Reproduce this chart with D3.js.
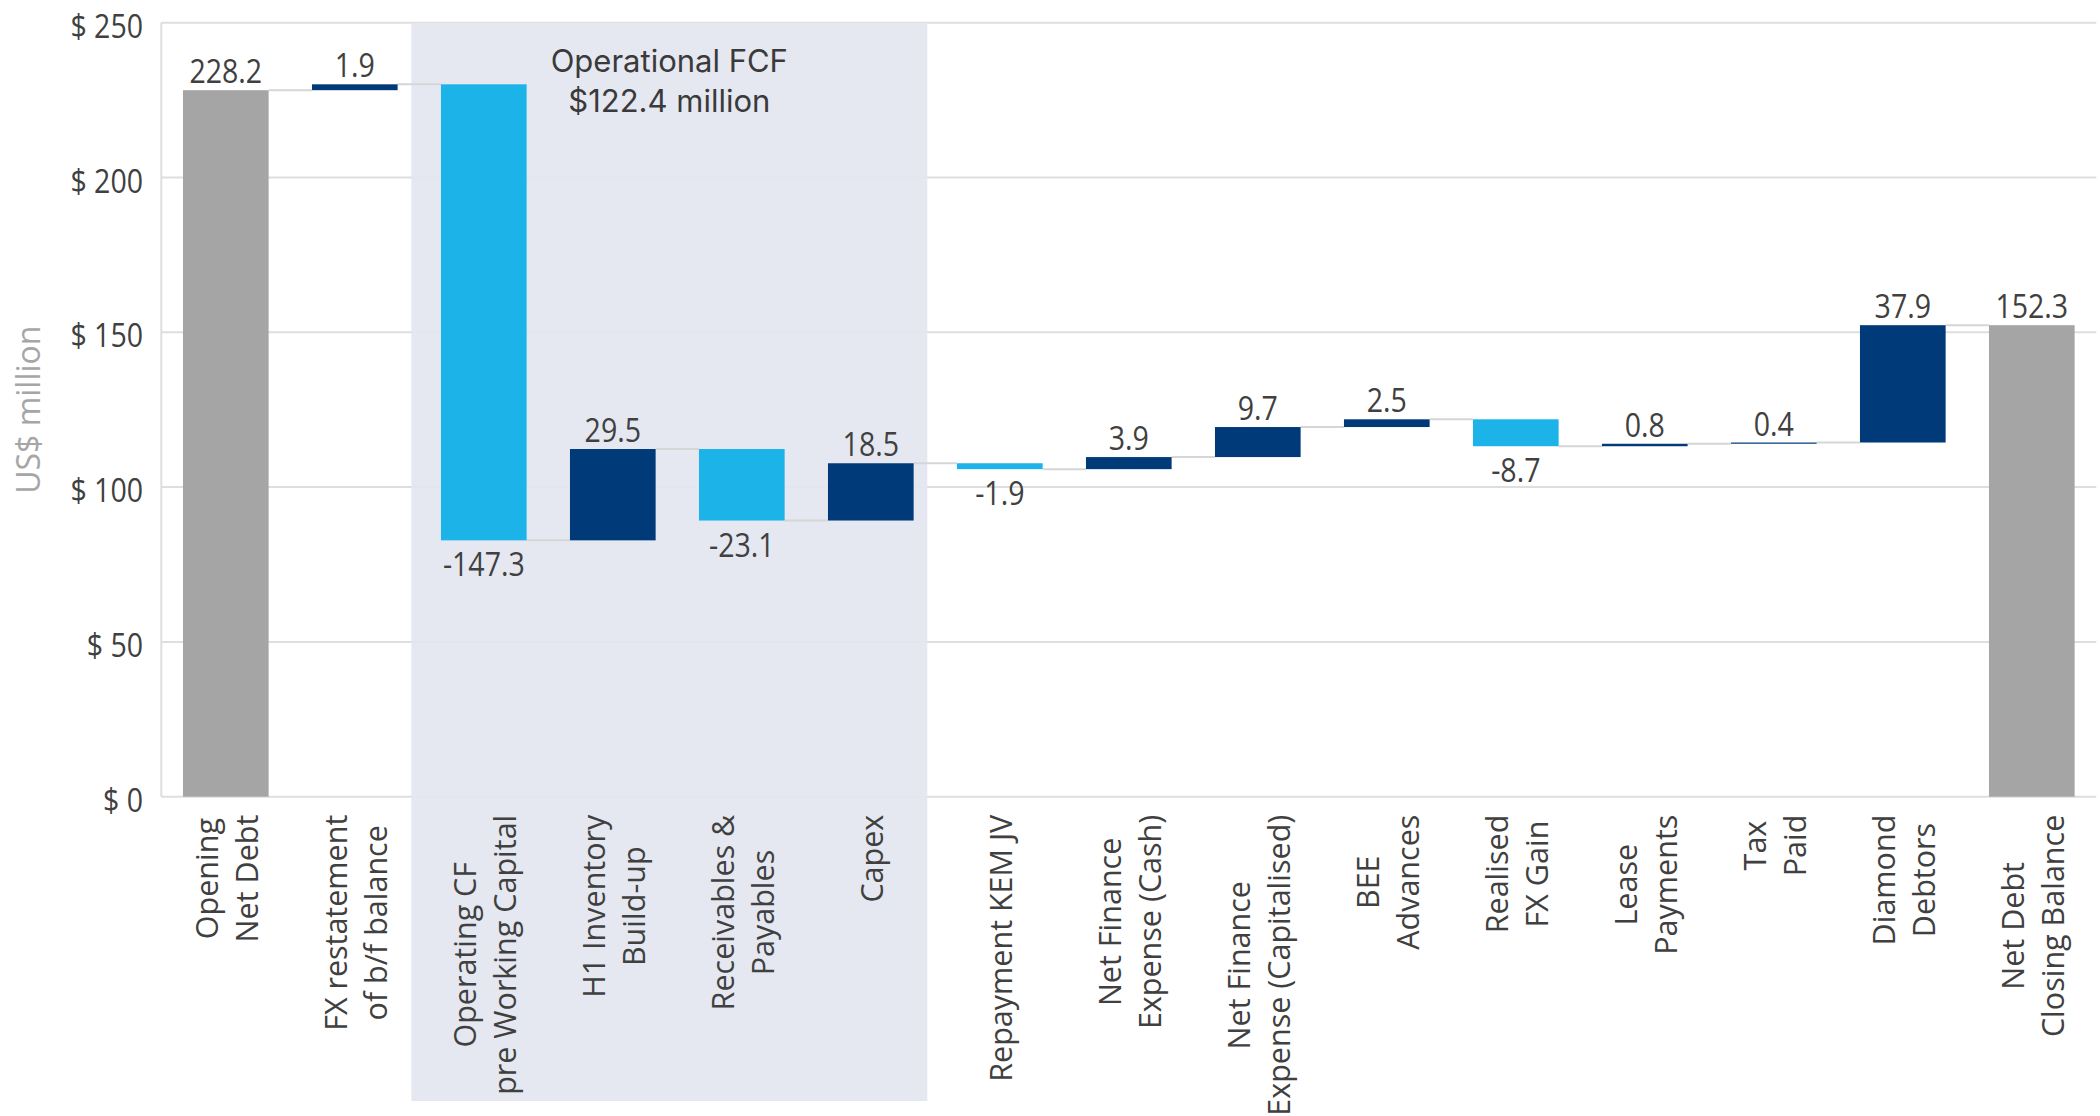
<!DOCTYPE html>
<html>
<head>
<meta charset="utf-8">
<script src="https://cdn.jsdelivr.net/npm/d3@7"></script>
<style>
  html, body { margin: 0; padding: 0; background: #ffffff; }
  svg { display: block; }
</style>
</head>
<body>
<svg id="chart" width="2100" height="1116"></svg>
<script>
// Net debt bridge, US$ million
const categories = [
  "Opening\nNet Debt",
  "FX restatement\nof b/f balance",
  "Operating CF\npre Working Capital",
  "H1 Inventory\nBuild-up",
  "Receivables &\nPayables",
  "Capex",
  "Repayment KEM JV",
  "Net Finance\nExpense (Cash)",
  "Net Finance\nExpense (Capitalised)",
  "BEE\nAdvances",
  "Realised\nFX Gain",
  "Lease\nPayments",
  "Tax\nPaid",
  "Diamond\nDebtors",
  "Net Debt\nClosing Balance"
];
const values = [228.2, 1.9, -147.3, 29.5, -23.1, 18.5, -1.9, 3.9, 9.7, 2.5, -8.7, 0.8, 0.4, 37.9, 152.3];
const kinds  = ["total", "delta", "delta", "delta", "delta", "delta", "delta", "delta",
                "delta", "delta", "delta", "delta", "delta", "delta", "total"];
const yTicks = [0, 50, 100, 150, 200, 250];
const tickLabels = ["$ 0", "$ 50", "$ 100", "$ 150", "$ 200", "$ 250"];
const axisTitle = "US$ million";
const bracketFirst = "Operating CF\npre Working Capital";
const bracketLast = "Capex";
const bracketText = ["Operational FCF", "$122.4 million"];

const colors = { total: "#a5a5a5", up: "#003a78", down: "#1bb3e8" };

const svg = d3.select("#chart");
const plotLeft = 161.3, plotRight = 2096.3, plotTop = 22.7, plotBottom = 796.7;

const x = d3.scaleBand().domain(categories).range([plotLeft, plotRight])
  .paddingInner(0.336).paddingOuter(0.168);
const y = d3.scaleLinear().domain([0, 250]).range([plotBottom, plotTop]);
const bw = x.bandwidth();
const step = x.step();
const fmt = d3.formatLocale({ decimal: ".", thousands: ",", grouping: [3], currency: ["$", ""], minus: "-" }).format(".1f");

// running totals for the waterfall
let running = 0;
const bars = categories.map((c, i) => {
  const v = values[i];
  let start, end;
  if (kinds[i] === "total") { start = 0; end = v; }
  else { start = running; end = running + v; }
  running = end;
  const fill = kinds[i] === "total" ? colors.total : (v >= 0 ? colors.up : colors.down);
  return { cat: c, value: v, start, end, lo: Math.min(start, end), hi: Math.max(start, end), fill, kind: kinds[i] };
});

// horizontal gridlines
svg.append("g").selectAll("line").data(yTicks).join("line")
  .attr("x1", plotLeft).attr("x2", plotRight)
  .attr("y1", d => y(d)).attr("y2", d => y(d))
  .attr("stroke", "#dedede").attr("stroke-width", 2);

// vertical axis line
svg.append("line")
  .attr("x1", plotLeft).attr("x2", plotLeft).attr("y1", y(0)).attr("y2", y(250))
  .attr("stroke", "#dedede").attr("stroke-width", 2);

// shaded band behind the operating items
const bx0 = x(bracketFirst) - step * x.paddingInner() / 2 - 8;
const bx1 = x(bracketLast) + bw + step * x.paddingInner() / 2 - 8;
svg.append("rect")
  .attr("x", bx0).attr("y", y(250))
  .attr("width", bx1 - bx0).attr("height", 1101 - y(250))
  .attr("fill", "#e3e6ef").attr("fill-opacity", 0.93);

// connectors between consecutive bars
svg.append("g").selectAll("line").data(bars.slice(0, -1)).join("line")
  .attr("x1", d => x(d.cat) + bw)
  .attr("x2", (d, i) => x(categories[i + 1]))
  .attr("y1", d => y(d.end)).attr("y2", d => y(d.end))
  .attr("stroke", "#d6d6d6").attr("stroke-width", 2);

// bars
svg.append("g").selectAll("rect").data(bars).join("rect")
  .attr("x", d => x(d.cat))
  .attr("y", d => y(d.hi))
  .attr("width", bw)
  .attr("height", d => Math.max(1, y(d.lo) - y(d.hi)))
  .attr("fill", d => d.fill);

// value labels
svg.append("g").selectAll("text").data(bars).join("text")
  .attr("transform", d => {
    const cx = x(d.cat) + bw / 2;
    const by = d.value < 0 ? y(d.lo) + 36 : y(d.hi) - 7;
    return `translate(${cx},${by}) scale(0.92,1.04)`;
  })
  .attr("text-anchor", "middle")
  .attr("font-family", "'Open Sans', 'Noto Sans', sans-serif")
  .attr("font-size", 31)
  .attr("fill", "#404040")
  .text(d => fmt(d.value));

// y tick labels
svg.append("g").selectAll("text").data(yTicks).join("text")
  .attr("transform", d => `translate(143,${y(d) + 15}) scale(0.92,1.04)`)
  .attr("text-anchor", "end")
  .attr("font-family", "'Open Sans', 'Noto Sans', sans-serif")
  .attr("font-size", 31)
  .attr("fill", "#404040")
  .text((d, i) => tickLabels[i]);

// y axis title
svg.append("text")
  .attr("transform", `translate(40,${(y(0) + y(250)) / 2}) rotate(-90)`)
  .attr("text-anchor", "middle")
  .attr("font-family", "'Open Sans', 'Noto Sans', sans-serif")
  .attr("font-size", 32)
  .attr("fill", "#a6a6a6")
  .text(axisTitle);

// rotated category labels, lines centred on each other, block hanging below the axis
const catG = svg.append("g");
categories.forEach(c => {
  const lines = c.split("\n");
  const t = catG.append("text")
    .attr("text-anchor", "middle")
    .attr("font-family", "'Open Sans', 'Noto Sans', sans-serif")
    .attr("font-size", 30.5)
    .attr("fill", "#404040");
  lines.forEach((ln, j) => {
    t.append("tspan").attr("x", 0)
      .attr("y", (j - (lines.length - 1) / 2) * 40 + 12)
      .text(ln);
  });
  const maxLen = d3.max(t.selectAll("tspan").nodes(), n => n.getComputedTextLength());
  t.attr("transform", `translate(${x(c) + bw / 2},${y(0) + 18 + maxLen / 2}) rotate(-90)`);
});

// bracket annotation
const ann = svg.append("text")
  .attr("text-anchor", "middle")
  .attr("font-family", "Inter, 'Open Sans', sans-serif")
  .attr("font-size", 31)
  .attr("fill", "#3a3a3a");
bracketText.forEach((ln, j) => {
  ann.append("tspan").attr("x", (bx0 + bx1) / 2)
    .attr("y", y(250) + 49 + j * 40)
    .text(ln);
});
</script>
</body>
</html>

========

- [SET EXERCISE]
Pictures excluded, quote all the data above exactly.

- [FINISHED ANSWER]
Reproduce this chart with D3.js.
<!DOCTYPE html>
<html>
<head>
<meta charset="utf-8">
<script src="https://cdn.jsdelivr.net/npm/d3@7"></script>
<style>
  html, body { margin: 0; padding: 0; background: #ffffff; }
  svg { display: block; }
</style>
</head>
<body>
<svg id="chart" width="2100" height="1116"></svg>
<script>
// Net debt bridge, US$ million
const categories = [
  "Opening\nNet Debt",
  "FX restatement\nof b/f balance",
  "Operating CF\npre Working Capital",
  "H1 Inventory\nBuild-up",
  "Receivables &\nPayables",
  "Capex",
  "Repayment KEM JV",
  "Net Finance\nExpense (Cash)",
  "Net Finance\nExpense (Capitalised)",
  "BEE\nAdvances",
  "Realised\nFX Gain",
  "Lease\nPayments",
  "Tax\nPaid",
  "Diamond\nDebtors",
  "Net Debt\nClosing Balance"
];
const values = [228.2, 1.9, -147.3, 29.5, -23.1, 18.5, -1.9, 3.9, 9.7, 2.5, -8.7, 0.8, 0.4, 37.9, 152.3];
const kinds  = ["total", "delta", "delta", "delta", "delta", "delta", "delta", "delta",
                "delta", "delta", "delta", "delta", "delta", "delta", "total"];
const yTicks = [0, 50, 100, 150, 200, 250];
const tickLabels = ["$ 0", "$ 50", "$ 100", "$ 150", "$ 200", "$ 250"];
const axisTitle = "US$ million";
const bracketFirst = "Operating CF\npre Working Capital";
const bracketLast = "Capex";
const bracketText = ["Operational FCF", "$122.4 million"];

const colors = { total: "#a5a5a5", up: "#003a78", down: "#1bb3e8" };

const svg = d3.select("#chart");
const plotLeft = 161.3, plotRight = 2096.3, plotTop = 22.7, plotBottom = 796.7;

const x = d3.scaleBand().domain(categories).range([plotLeft, plotRight])
  .paddingInner(0.336).paddingOuter(0.168);
const y = d3.scaleLinear().domain([0, 250]).range([plotBottom, plotTop]);
const bw = x.bandwidth();
const step = x.step();
const fmt = d3.formatLocale({ decimal: ".", thousands: ",", grouping: [3], currency: ["$", ""], minus: "-" }).format(".1f");

// running totals for the waterfall
let running = 0;
const bars = categories.map((c, i) => {
  const v = values[i];
  let start, end;
  if (kinds[i] === "total") { start = 0; end = v; }
  else { start = running; end = running + v; }
  running = end;
  const fill = kinds[i] === "total" ? colors.total : (v >= 0 ? colors.up : colors.down);
  return { cat: c, value: v, start, end, lo: Math.min(start, end), hi: Math.max(start, end), fill, kind: kinds[i] };
});

// horizontal gridlines
svg.append("g").selectAll("line").data(yTicks).join("line")
  .attr("x1", plotLeft).attr("x2", plotRight)
  .attr("y1", d => y(d)).attr("y2", d => y(d))
  .attr("stroke", "#dedede").attr("stroke-width", 2);

// vertical axis line
svg.append("line")
  .attr("x1", plotLeft).attr("x2", plotLeft).attr("y1", y(0)).attr("y2", y(250))
  .attr("stroke", "#dedede").attr("stroke-width", 2);

// shaded band behind the operating items
const bx0 = x(bracketFirst) - step * x.paddingInner() / 2 - 8;
const bx1 = x(bracketLast) + bw + step * x.paddingInner() / 2 - 8;
svg.append("rect")
  .attr("x", bx0).attr("y", y(250))
  .attr("width", bx1 - bx0).attr("height", 1101 - y(250))
  .attr("fill", "#e3e6ef").attr("fill-opacity", 0.93);

// connectors between consecutive bars
svg.append("g").selectAll("line").data(bars.slice(0, -1)).join("line")
  .attr("x1", d => x(d.cat) + bw)
  .attr("x2", (d, i) => x(categories[i + 1]))
  .attr("y1", d => y(d.end)).attr("y2", d => y(d.end))
  .attr("stroke", "#d6d6d6").attr("stroke-width", 2);

// bars
svg.append("g").selectAll("rect").data(bars).join("rect")
  .attr("x", d => x(d.cat))
  .attr("y", d => y(d.hi))
  .attr("width", bw)
  .attr("height", d => Math.max(1, y(d.lo) - y(d.hi)))
  .attr("fill", d => d.fill);

// value labels
svg.append("g").selectAll("text").data(bars).join("text")
  .attr("transform", d => {
    const cx = x(d.cat) + bw / 2;
    const by = d.value < 0 ? y(d.lo) + 36 : y(d.hi) - 7;
    return `translate(${cx},${by}) scale(0.92,1.04)`;
  })
  .attr("text-anchor", "middle")
  .attr("font-family", "'Open Sans', 'Noto Sans', sans-serif")
  .attr("font-size", 31)
  .attr("fill", "#404040")
  .text(d => fmt(d.value));

// y tick labels
svg.append("g").selectAll("text").data(yTicks).join("text")
  .attr("transform", d => `translate(143,${y(d) + 15}) scale(0.92,1.04)`)
  .attr("text-anchor", "end")
  .attr("font-family", "'Open Sans', 'Noto Sans', sans-serif")
  .attr("font-size", 31)
  .attr("fill", "#404040")
  .text((d, i) => tickLabels[i]);

// y axis title
svg.append("text")
  .attr("transform", `translate(40,${(y(0) + y(250)) / 2}) rotate(-90)`)
  .attr("text-anchor", "middle")
  .attr("font-family", "'Open Sans', 'Noto Sans', sans-serif")
  .attr("font-size", 32)
  .attr("fill", "#a6a6a6")
  .text(axisTitle);

// rotated category labels, lines centred on each other, block hanging below the axis
const catG = svg.append("g");
categories.forEach(c => {
  const lines = c.split("\n");
  const t = catG.append("text")
    .attr("text-anchor", "middle")
    .attr("font-family", "'Open Sans', 'Noto Sans', sans-serif")
    .attr("font-size", 30.5)
    .attr("fill", "#404040");
  lines.forEach((ln, j) => {
    t.append("tspan").attr("x", 0)
      .attr("y", (j - (lines.length - 1) / 2) * 40 + 12)
      .text(ln);
  });
  const maxLen = d3.max(t.selectAll("tspan").nodes(), n => n.getComputedTextLength());
  t.attr("transform", `translate(${x(c) + bw / 2},${y(0) + 18 + maxLen / 2}) rotate(-90)`);
});

// bracket annotation
const ann = svg.append("text")
  .attr("text-anchor", "middle")
  .attr("font-family", "Inter, 'Open Sans', sans-serif")
  .attr("font-size", 31)
  .attr("fill", "#3a3a3a");
bracketText.forEach((ln, j) => {
  ann.append("tspan").attr("x", (bx0 + bx1) / 2)
    .attr("y", y(250) + 49 + j * 40)
    .text(ln);
});
</script>
</body>
</html>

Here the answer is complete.